**OBJECTIVE:** Look through the data for the string "that". Copy every line where it is found.

>>>>

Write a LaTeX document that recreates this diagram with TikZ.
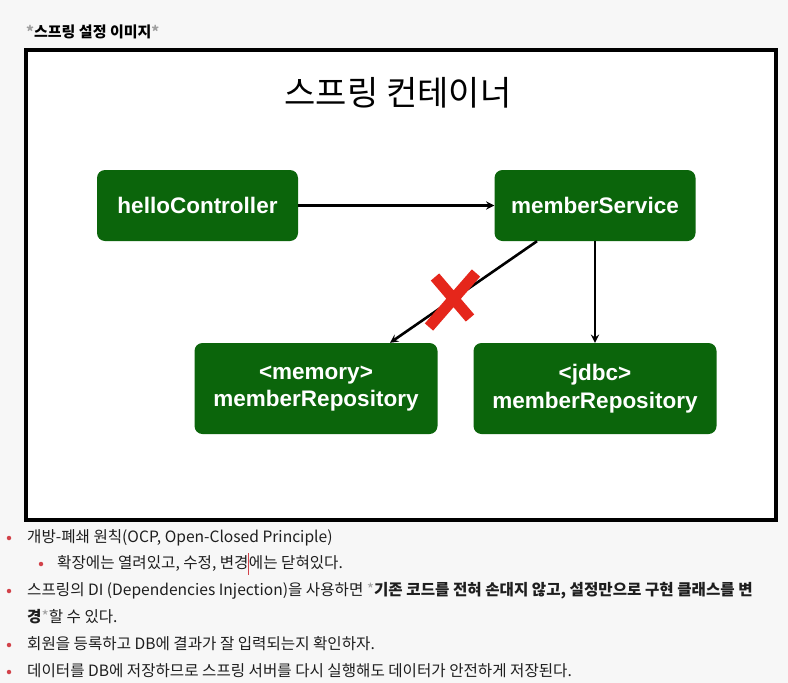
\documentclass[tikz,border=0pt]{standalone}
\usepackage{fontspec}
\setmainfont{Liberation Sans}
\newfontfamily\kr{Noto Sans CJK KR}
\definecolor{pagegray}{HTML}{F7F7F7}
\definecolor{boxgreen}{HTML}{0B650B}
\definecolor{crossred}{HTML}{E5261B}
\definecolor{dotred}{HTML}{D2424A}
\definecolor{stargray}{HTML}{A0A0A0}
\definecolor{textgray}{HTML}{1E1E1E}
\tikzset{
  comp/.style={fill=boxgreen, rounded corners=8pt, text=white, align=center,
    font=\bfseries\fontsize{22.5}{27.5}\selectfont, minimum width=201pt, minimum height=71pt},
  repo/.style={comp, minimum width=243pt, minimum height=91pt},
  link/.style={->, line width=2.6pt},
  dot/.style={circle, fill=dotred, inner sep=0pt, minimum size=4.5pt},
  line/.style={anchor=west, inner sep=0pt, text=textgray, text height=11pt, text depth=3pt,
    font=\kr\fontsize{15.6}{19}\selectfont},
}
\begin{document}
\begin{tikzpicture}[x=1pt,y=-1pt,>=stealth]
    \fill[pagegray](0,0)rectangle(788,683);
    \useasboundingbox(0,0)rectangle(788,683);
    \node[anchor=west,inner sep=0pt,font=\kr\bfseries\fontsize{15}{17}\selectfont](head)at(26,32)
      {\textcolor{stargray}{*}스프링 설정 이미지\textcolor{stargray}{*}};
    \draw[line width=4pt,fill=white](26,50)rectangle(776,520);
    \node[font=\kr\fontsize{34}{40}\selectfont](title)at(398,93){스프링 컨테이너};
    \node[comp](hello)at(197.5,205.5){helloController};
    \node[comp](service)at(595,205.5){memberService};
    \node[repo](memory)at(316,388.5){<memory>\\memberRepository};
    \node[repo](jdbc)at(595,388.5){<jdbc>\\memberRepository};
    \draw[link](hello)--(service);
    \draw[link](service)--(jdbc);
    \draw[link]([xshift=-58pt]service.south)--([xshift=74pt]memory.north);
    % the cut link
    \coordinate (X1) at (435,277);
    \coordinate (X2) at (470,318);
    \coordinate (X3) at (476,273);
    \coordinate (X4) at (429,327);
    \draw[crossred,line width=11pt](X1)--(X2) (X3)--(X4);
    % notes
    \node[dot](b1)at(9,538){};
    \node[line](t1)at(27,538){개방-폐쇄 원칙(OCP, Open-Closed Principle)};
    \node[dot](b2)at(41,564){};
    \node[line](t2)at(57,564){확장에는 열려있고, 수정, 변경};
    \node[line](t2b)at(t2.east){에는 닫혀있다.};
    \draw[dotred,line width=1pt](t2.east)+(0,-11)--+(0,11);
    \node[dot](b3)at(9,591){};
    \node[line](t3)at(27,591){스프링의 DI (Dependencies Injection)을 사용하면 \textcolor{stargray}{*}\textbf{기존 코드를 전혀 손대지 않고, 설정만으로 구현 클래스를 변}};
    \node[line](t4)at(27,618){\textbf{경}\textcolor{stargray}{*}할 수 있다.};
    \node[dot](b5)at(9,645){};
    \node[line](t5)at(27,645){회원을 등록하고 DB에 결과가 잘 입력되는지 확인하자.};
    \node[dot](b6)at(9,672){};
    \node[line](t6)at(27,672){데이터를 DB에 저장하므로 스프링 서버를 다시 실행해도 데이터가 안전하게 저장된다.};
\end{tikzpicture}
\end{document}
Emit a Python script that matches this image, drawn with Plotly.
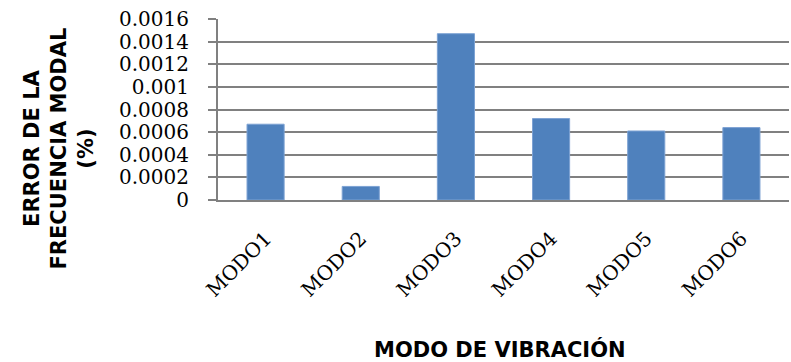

<<<<

**RIGHT ANSWER:**
Write a LaTeX document that recreates this diagram with TikZ.
Emit a Python script that matches this image, drawn with Plotly.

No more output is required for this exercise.